Many people assume that because my big brother is a chemist, I picked up my interest in science from him. I do remember being fascinated by the long, thin tubes of Pyrex glass that he would bring home and take to the basement turning and working in a flame, transforming them into a mouse or a lamppost or other delight. During my rock collecting phase, he mailed me a couple of large, rectangular crystals of sodium chloride, complete with instructions not to eat them. My mother was concerned that they weren’t appropriate for a child. “Oh, Mom,” I said, “It’s just salt”. Certainly the fact my brother had a PhD by the time I was ten made graduate school seem entirely nonthreatening to me (little did I know).
However, the person who really piqued my scientific curiosity was someone who had no intention of doing so. My big sister was taking a required botany course at a local community college when I was seven or eight, and Mom made her take me along during her hunts for plant specimens. (I think I was supposed to be her chaperone.) We spent many afternoons wandering around local wooded areas, creeks and granite outcroppings, identifying and collecting plant specimens and placing them carefully in the plant press. It was delightful, and I fell in love with science, field work, rocks and plants. Science was fun and active.

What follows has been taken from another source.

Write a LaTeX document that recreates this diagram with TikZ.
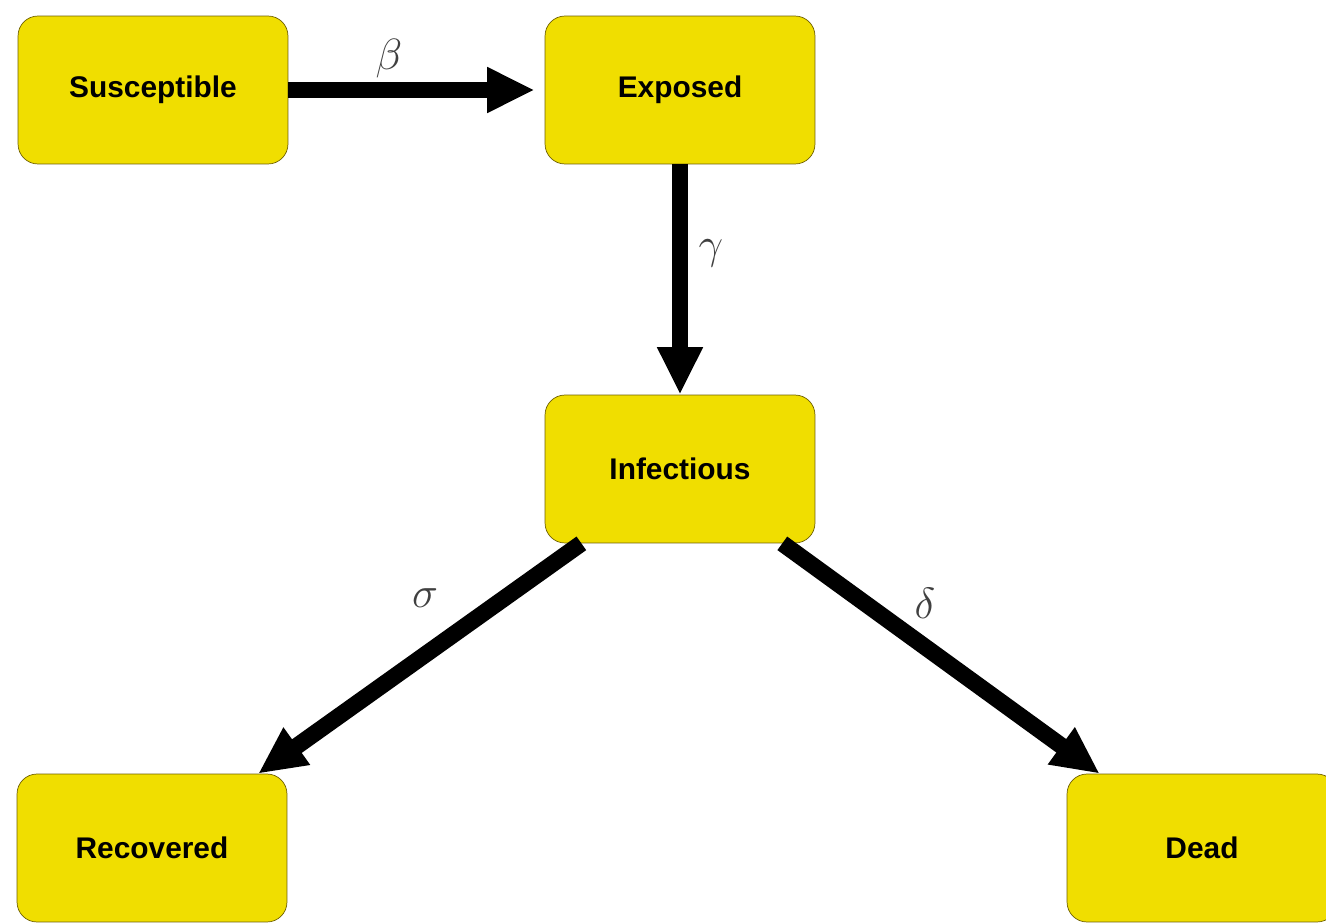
\documentclass[tikz,border=0pt]{standalone}
\usepackage{fontspec}
\setsansfont{Liberation Sans}
\usepackage{amsmath}
\usepackage{xcolor}
\usetikzlibrary{arrows.meta}
\definecolor{boxfill}{RGB}{240,222,0}
\definecolor{boxline}{RGB}{110,95,0}

\begin{document}
\begin{tikzpicture}[x=0.02cm,y=-0.02cm,
  compartment/.style={draw=boxline, fill=boxfill, rounded corners=0.4cm,
    minimum width=5.4cm, minimum height=2.96cm, inner sep=0pt,
    font=\sffamily\bfseries\fontsize{17}{20}\selectfont},
  flow/.style={line width=9.5pt, -{Triangle[length=0.95cm,width=0.85cm]}},
  rate/.style={font=\fontsize{27}{30}\selectfont, text=black!75}]
  \clip (0,0) rectangle (1326,923);
  % the five compartments
  \node[compartment] (S) at (153,90) {Susceptible};
  \node[compartment] (E) at (680,90) {Exposed};
  \node[compartment] (I) at (680,469) {Infectious};
  \node[compartment] (R) at (152,848) {Recovered};
  \node[compartment] (D) at (1202,848) {Dead};
  % transitions between them
  \draw[flow, shorten >=0.2cm] (S.east) -- (E.west);
  \draw[flow] (E.south) -- (I.north);
  \draw[flow] (I.217) -- (R.35);
  \draw[flow] (I.-36) -- (D.144);
  % rates
  \node[rate] (beta) at (389,59) {$\beta$};
  \node[rate] (gamma) at (711,253) {$\gamma$};
  \node[rate] (sigma) at (425,598) {$\sigma$};
  \node[rate] (delta) at (925,603) {$\delta$};
\end{tikzpicture}
\end{document}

I grew up in what used to be rural Georgia. We lived on a dirt road where I could pick blackberries on the roadside, get cuttings of Cherokee Roses growing wild in the red-clay ditches, and find amazing pieces of rose quartz with almost no effort. When I was a kid I loved to play school—I was the teacher of course. And, I was constantly digging up plants from the woods—ferns, mosses and other things—and bringing them into the house (much like some children adopt every stray animal they find, I adopted plants). The top of the writing desk in my bedroom was covered with potted plants and terrariums.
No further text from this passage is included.